┌──

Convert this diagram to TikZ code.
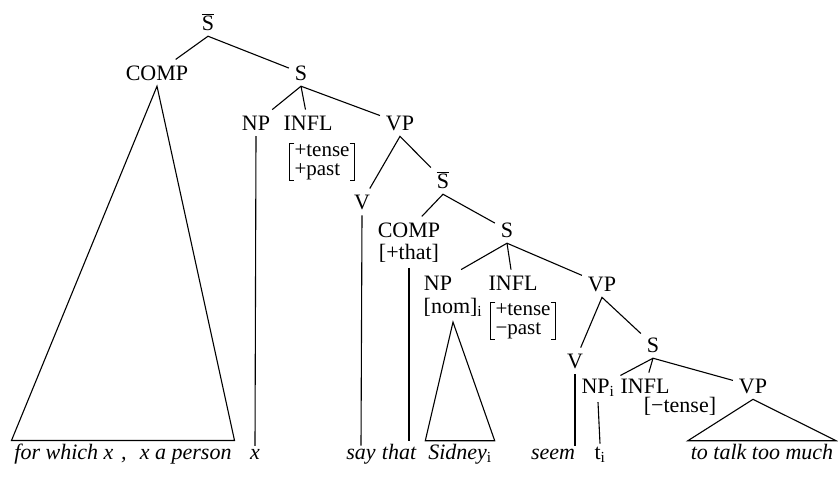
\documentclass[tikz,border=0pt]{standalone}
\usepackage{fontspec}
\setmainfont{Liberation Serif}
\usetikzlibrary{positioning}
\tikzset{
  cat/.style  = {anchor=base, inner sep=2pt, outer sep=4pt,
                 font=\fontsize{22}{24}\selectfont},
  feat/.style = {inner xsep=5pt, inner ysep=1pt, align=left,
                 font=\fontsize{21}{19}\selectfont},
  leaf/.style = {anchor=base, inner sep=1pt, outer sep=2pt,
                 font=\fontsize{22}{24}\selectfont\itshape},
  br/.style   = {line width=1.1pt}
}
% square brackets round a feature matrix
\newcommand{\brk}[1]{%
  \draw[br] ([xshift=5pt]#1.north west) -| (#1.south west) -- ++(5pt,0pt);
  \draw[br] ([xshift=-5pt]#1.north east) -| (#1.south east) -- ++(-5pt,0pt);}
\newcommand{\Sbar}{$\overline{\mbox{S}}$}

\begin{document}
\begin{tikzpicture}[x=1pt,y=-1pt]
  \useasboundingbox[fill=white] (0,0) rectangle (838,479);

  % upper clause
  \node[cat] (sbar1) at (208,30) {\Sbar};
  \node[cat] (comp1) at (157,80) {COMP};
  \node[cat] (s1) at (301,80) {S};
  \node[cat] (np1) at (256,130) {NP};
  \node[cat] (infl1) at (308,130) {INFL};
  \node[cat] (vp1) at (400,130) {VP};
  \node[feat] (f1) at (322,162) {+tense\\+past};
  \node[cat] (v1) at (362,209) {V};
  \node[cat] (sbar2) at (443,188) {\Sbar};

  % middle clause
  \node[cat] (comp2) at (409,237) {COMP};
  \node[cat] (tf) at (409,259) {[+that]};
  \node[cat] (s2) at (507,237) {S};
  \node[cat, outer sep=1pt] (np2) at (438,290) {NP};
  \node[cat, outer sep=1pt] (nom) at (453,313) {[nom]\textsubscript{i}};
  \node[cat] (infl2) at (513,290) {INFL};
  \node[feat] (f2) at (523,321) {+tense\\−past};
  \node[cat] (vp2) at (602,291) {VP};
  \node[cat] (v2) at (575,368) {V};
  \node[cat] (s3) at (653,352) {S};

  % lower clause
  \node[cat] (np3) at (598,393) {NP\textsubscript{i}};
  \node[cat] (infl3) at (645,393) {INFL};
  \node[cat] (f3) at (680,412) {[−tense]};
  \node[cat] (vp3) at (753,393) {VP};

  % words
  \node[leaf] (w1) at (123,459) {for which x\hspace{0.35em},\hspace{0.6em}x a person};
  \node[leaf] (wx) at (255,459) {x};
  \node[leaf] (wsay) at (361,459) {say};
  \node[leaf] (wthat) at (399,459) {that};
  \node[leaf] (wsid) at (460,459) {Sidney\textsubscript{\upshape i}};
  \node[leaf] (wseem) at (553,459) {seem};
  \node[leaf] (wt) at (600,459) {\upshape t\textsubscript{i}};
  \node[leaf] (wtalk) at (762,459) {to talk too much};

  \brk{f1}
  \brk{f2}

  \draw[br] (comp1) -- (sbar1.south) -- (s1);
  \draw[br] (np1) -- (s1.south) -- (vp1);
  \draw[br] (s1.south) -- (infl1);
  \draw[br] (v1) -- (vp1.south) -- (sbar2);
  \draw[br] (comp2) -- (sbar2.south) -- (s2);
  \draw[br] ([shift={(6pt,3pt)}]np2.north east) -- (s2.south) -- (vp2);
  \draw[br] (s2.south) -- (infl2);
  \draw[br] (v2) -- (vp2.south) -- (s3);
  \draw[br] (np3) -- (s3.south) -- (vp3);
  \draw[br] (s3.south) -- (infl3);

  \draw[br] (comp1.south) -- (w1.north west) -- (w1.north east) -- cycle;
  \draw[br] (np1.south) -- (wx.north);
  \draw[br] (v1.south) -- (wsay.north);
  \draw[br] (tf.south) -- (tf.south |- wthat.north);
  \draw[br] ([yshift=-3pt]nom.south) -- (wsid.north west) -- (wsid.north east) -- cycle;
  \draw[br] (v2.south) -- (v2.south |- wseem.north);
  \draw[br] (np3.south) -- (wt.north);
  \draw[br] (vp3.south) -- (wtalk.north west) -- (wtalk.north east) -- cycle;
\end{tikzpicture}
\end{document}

└──

** WORK REQUIRED **
Give back the whole listing as it stands, minus its pictures.

** EXERCISE RESPONSE **
Convert this diagram to TikZ code.
\documentclass[tikz,border=0pt]{standalone}
\usepackage{fontspec}
\setmainfont{Liberation Serif}
\usetikzlibrary{positioning}
\tikzset{
  cat/.style  = {anchor=base, inner sep=2pt, outer sep=4pt,
                 font=\fontsize{22}{24}\selectfont},
  feat/.style = {inner xsep=5pt, inner ysep=1pt, align=left,
                 font=\fontsize{21}{19}\selectfont},
  leaf/.style = {anchor=base, inner sep=1pt, outer sep=2pt,
                 font=\fontsize{22}{24}\selectfont\itshape},
  br/.style   = {line width=1.1pt}
}
% square brackets round a feature matrix
\newcommand{\brk}[1]{%
  \draw[br] ([xshift=5pt]#1.north west) -| (#1.south west) -- ++(5pt,0pt);
  \draw[br] ([xshift=-5pt]#1.north east) -| (#1.south east) -- ++(-5pt,0pt);}
\newcommand{\Sbar}{$\overline{\mbox{S}}$}

\begin{document}
\begin{tikzpicture}[x=1pt,y=-1pt]
  \useasboundingbox[fill=white] (0,0) rectangle (838,479);

  % upper clause
  \node[cat] (sbar1) at (208,30) {\Sbar};
  \node[cat] (comp1) at (157,80) {COMP};
  \node[cat] (s1) at (301,80) {S};
  \node[cat] (np1) at (256,130) {NP};
  \node[cat] (infl1) at (308,130) {INFL};
  \node[cat] (vp1) at (400,130) {VP};
  \node[feat] (f1) at (322,162) {+tense\\+past};
  \node[cat] (v1) at (362,209) {V};
  \node[cat] (sbar2) at (443,188) {\Sbar};

  % middle clause
  \node[cat] (comp2) at (409,237) {COMP};
  \node[cat] (tf) at (409,259) {[+that]};
  \node[cat] (s2) at (507,237) {S};
  \node[cat, outer sep=1pt] (np2) at (438,290) {NP};
  \node[cat, outer sep=1pt] (nom) at (453,313) {[nom]\textsubscript{i}};
  \node[cat] (infl2) at (513,290) {INFL};
  \node[feat] (f2) at (523,321) {+tense\\−past};
  \node[cat] (vp2) at (602,291) {VP};
  \node[cat] (v2) at (575,368) {V};
  \node[cat] (s3) at (653,352) {S};

  % lower clause
  \node[cat] (np3) at (598,393) {NP\textsubscript{i}};
  \node[cat] (infl3) at (645,393) {INFL};
  \node[cat] (f3) at (680,412) {[−tense]};
  \node[cat] (vp3) at (753,393) {VP};

  % words
  \node[leaf] (w1) at (123,459) {for which x\hspace{0.35em},\hspace{0.6em}x a person};
  \node[leaf] (wx) at (255,459) {x};
  \node[leaf] (wsay) at (361,459) {say};
  \node[leaf] (wthat) at (399,459) {that};
  \node[leaf] (wsid) at (460,459) {Sidney\textsubscript{\upshape i}};
  \node[leaf] (wseem) at (553,459) {seem};
  \node[leaf] (wt) at (600,459) {\upshape t\textsubscript{i}};
  \node[leaf] (wtalk) at (762,459) {to talk too much};

  \brk{f1}
  \brk{f2}

  \draw[br] (comp1) -- (sbar1.south) -- (s1);
  \draw[br] (np1) -- (s1.south) -- (vp1);
  \draw[br] (s1.south) -- (infl1);
  \draw[br] (v1) -- (vp1.south) -- (sbar2);
  \draw[br] (comp2) -- (sbar2.south) -- (s2);
  \draw[br] ([shift={(6pt,3pt)}]np2.north east) -- (s2.south) -- (vp2);
  \draw[br] (s2.south) -- (infl2);
  \draw[br] (v2) -- (vp2.south) -- (s3);
  \draw[br] (np3) -- (s3.south) -- (vp3);
  \draw[br] (s3.south) -- (infl3);

  \draw[br] (comp1.south) -- (w1.north west) -- (w1.north east) -- cycle;
  \draw[br] (np1.south) -- (wx.north);
  \draw[br] (v1.south) -- (wsay.north);
  \draw[br] (tf.south) -- (tf.south |- wthat.north);
  \draw[br] ([yshift=-3pt]nom.south) -- (wsid.north west) -- (wsid.north east) -- cycle;
  \draw[br] (v2.south) -- (v2.south |- wseem.north);
  \draw[br] (np3.south) -- (wt.north);
  \draw[br] (vp3.south) -- (wtalk.north west) -- (wtalk.north east) -- cycle;
\end{tikzpicture}
\end{document}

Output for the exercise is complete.